Place the hue between orange-red and crimson
Start with hue because the six targets occupy both sides of central red. Blossom and Bart lean warmer, while Hello Kitty and Steven sit just across the zero point toward crimson. Pinocchio stays near the middle. If you tune brightness first, a warm red can look convincing even while its underlying hue is too orange.
Use pairwise comparisons instead of a generic red label. Compare Blossom with Hello Kitty, then Bart with Steven. Ask which target feels warmer before touching saturation. This turns a circular hue boundary into a practical memory choice and prevents every famous red detail from collapsing into the same slider position.
Use saturation to separate bold red from coral
Saturation controls how pure or softened the red feels. Bart, Hello Kitty, and Pinocchio need strong saturation, while Steven's shirt contains more visual softness. Mickey sits between those extremes. A common mistake is to make every iconic red as intense as a logo, even when the actual practice target is muted or lightened.
After choosing hue, lower saturation farther than your first instinct and raise it slowly. Stop when the color looks recognizable without becoming fluorescent. This method makes Steven's coral-red easier to distinguish from Hello Kitty's crimson and helps preserve Mickey's darker character without adding unnecessary gray.
Tune brightness last and compare the endpoints
Brightness creates the clearest contrast in this set. Mickey's shorts are much darker than Blossom's bow or Steven's shirt. If the hue is correct but brightness is too high, Mickey can resemble a bright costume red; if Steven is too dark, the shirt loses its coral quality and feels heavier than the prompt.
Use the darkest and lightest targets as anchors. Practice Mickey, then Steven, before trying the middle reds. The reveal values show whether your memory repeatedly lifts dark colors or suppresses light ones.
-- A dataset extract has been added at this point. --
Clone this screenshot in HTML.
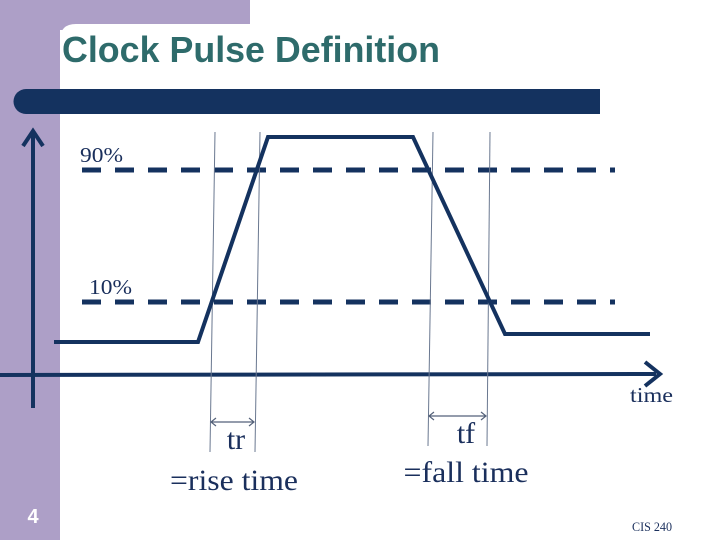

Once those endpoints feel stable, Pinocchio and Hello Kitty become easier to place between them.
Read each card as practice data, not an official palette
The HEX and HSB values on this page are Toon Tone practice targets for the parts named on each card. They are not official studio color keys, licensing specifications, or a claim that every episode, film, print, or product uses one fixed red. Lighting, source art, shading, compression, and display settings all affect appearance.
That limitation still supports useful training. Every round compares one saved target with one player guess through the same color model. The consistent setup lets you notice whether hue, saturation, or brightness caused a miss. Use the values to improve color memory and compare red families, not to certify a brand color.
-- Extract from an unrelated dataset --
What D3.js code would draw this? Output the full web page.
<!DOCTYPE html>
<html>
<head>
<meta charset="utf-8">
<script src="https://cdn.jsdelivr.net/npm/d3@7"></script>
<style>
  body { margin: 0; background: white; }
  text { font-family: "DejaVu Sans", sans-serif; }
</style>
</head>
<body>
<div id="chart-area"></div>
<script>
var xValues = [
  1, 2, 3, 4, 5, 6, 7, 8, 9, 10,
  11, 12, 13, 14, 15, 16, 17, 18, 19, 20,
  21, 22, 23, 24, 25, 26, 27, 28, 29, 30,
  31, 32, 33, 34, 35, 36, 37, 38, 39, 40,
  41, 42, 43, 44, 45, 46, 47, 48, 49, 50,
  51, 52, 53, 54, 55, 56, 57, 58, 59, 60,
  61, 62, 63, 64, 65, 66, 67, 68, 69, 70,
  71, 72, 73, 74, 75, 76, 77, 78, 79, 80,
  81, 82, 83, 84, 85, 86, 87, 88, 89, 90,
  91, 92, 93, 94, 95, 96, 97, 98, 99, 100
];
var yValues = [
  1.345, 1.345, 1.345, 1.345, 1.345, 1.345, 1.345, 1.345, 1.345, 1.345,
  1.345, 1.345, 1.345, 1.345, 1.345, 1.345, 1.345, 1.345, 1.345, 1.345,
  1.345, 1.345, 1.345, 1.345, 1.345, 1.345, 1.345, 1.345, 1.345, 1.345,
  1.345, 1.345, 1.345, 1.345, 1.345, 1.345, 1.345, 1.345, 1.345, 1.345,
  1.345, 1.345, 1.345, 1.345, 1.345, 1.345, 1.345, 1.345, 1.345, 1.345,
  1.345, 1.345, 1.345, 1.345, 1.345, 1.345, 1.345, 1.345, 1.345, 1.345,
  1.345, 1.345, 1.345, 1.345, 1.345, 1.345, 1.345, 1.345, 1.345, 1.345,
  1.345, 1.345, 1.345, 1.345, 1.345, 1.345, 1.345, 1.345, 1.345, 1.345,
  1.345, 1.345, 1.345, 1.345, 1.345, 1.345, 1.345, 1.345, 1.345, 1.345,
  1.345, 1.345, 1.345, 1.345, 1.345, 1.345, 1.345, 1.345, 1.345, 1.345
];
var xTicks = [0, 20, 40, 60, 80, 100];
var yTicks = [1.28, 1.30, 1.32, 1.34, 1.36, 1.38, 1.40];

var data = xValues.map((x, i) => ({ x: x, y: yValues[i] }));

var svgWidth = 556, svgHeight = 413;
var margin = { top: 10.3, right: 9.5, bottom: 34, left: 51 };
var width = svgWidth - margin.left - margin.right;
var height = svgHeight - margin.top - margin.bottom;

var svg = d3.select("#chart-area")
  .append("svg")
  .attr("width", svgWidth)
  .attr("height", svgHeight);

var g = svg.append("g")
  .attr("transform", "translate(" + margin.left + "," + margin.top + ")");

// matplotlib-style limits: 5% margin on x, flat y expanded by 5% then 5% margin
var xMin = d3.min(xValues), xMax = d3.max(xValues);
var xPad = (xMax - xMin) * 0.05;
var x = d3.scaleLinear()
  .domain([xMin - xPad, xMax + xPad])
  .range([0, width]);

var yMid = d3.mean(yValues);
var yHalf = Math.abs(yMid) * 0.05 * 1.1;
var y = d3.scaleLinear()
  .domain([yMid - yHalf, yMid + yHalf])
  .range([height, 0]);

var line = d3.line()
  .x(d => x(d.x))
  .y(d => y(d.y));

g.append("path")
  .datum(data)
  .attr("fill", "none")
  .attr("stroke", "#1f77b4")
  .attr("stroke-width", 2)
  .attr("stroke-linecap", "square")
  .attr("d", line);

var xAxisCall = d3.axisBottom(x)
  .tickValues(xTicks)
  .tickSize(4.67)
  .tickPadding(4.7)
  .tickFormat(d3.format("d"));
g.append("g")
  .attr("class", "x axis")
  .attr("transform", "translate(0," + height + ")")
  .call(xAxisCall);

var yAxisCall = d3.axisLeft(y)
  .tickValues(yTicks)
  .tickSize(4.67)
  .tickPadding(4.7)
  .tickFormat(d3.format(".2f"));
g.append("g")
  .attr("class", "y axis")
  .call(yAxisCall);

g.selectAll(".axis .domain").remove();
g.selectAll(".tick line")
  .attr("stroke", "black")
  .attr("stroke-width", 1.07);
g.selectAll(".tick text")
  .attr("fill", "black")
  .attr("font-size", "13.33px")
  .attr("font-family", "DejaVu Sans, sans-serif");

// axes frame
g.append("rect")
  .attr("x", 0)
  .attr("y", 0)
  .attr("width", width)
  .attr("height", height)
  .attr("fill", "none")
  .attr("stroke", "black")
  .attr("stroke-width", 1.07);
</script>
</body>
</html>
Build a short red practice sequence
Begin with Pinocchio as a central red, move to Blossom for a warmer hue, and then try Hello Kitty on the crimson side. Finish with Mickey and Steven to test brightness. This order changes one major variable at a time instead of asking memory to solve hue, saturation, and brightness simultaneously.
After each reveal, record the slider with the largest difference. Repeat only the pair that exposes the same bias: warm versus crimson for hue, Hello Kitty versus Steven for saturation, or Mickey versus Steven for brightness. Focused comparison produces clearer feedback than replaying six unrelated targets at random.